Wesselsbron virus

Virus classification
- (unranked): Virus
- Realm: Riboviria
- Kingdom: Orthornavirae
- Phylum: Kitrinoviricota
- Class: Flasuviricetes
- Order: Amarillovirales
- Family: Flaviviridae
- Genus: Orthoflavivirus
- Subgenus: Euflavivirus
- Species: Orthoflavivirus wesselsbronense

= Wesselsbron virus =

Species of virus

Wesselsbron (WSL) virus is an arthropod-borne virus in the genus Orthoflavivirus of the family Flaviviridae that causes Wesselsbron disease in cattle, sheep, goats, camels, pigs, donkeys, horses, ostriches, and wild ruminants with occasional incidental spillover to humans. It is transmitted by mosquitoes in the genus Aedes including A. caballus and A. circumluteolus.

== History ==
The first known outbreak was reported in 1955 on a sheep farm in the town of Wesselsbrons in Orange Free State Province, South Africa after an increase of lamb deaths and ewe abortions.

Wesselsbron is located in Free State (South African province)

 Since the flock had been vaccinated 2 weeks before for protection against the Rift Valley virus, the possibility of a "new" disease was not put into consideration; the vaccine was assumed to be the culprit. Although they both share similarities, the WSL virus was isolated as distinct from the Rift Valley virus after the examination of a dead lamb's liver and brain.

== Geographical Distribution ==
Since 1955, WSL virus has been found in animals and mosquitos from Zimbabwe, Uganda, Kenya, Nigeria, Central African Republic, Senegal, Cameroon, and Ivory Coast. Serologic evidence has also shown the virus to be present in Mozambique, Botswana, Namibia, Angola, and Madagascar. Outside of Africa, WSL virus has been found in Thailand.

== Effect on Sheep ==
Although it can infect a wide variety of animals, WSL virus is most commonly found in sheep.
In newborn lambs, death may occur within 72 hours following an incubation period of 1–3 days. Signs of illness, which include but are not limited to fever, anorexia, listlessness, weakness, and increased respiration, can often go undetected because they are not specific to any disease.

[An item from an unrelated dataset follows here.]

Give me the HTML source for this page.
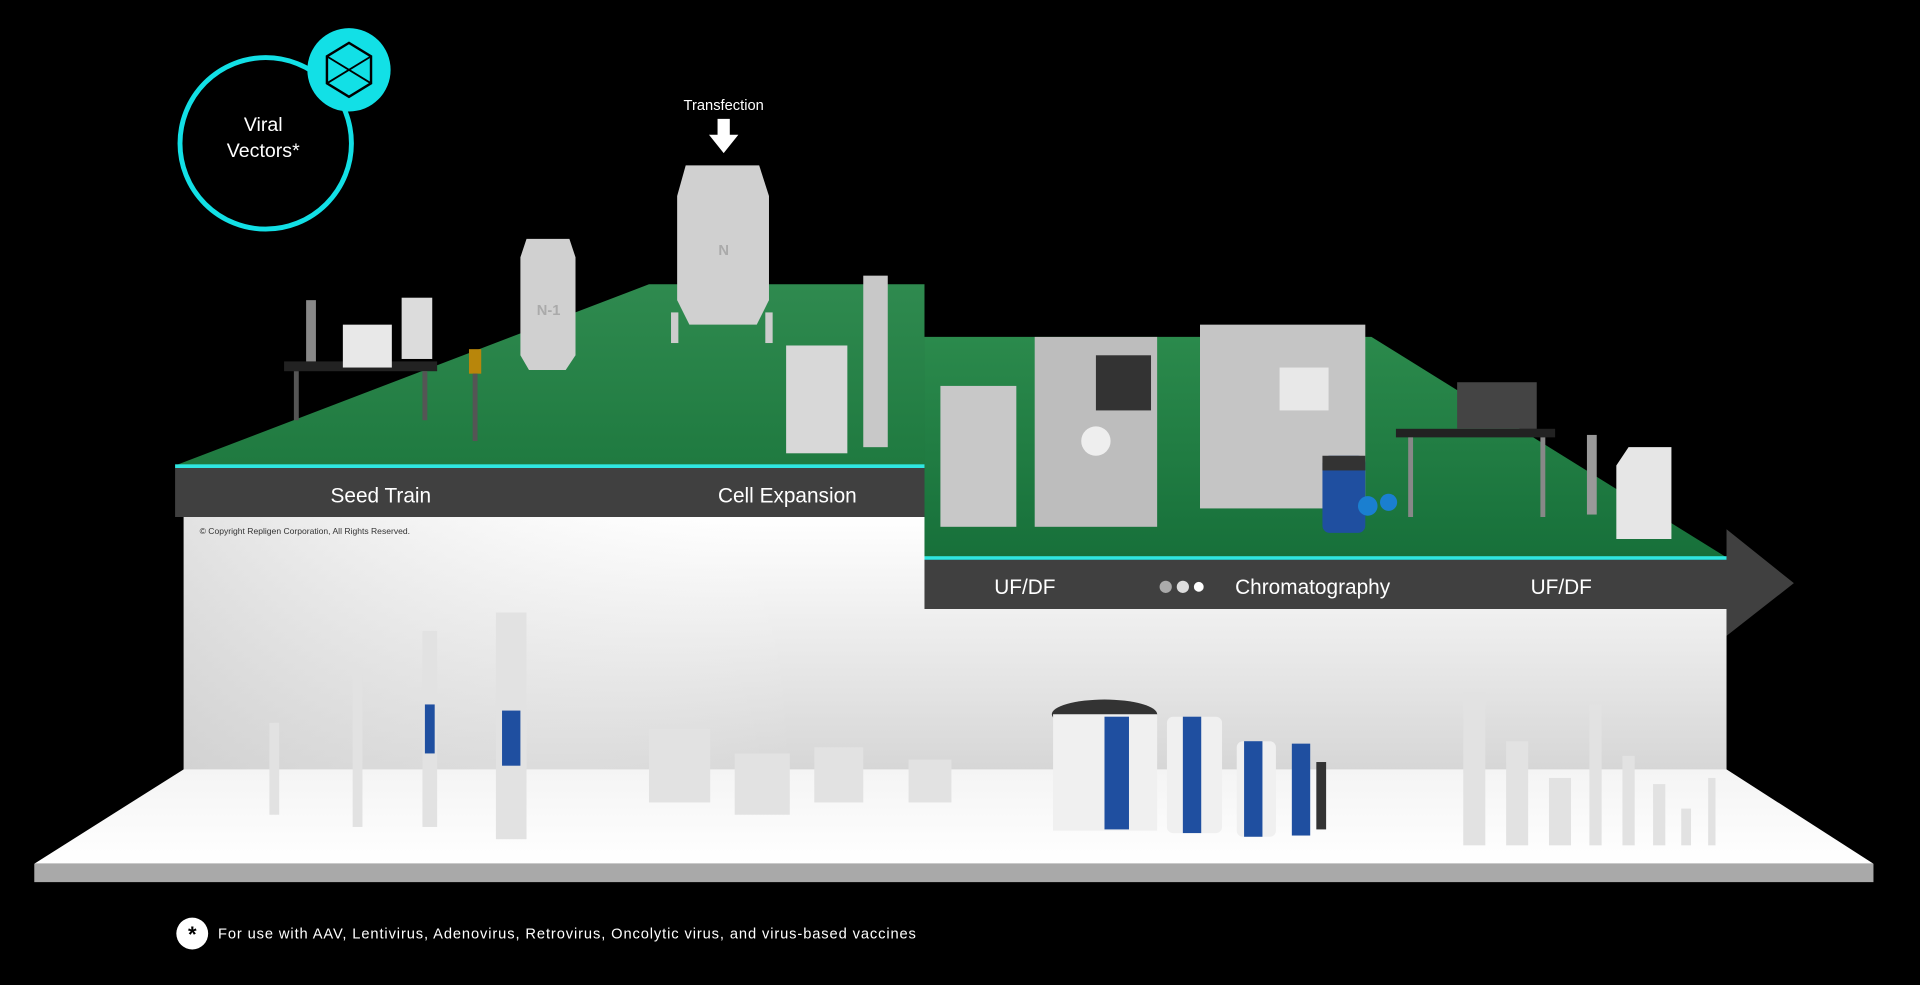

Pregnant ewes generally suffer from abortions, but rams and non-pregnant ewes usually only develop a fever. There is no specific treatment for the virus, but sheep can be immunized with an attenuated vaccine that lasts a lifetime.

== Human Cases ==
Most documented human infections have been acquired by field workers bitten by mosquitoes or in the laboratory. Person-to-Person transmission of the virus has yet to be reported, so it is not considered to be contagious in humans. The WSL virus has an incubation period of 2–4 days before leading to a sudden onset of a generally mild, acute phase that includes fever, rigors, headache, myalgia, arthralgia, and impaired vision.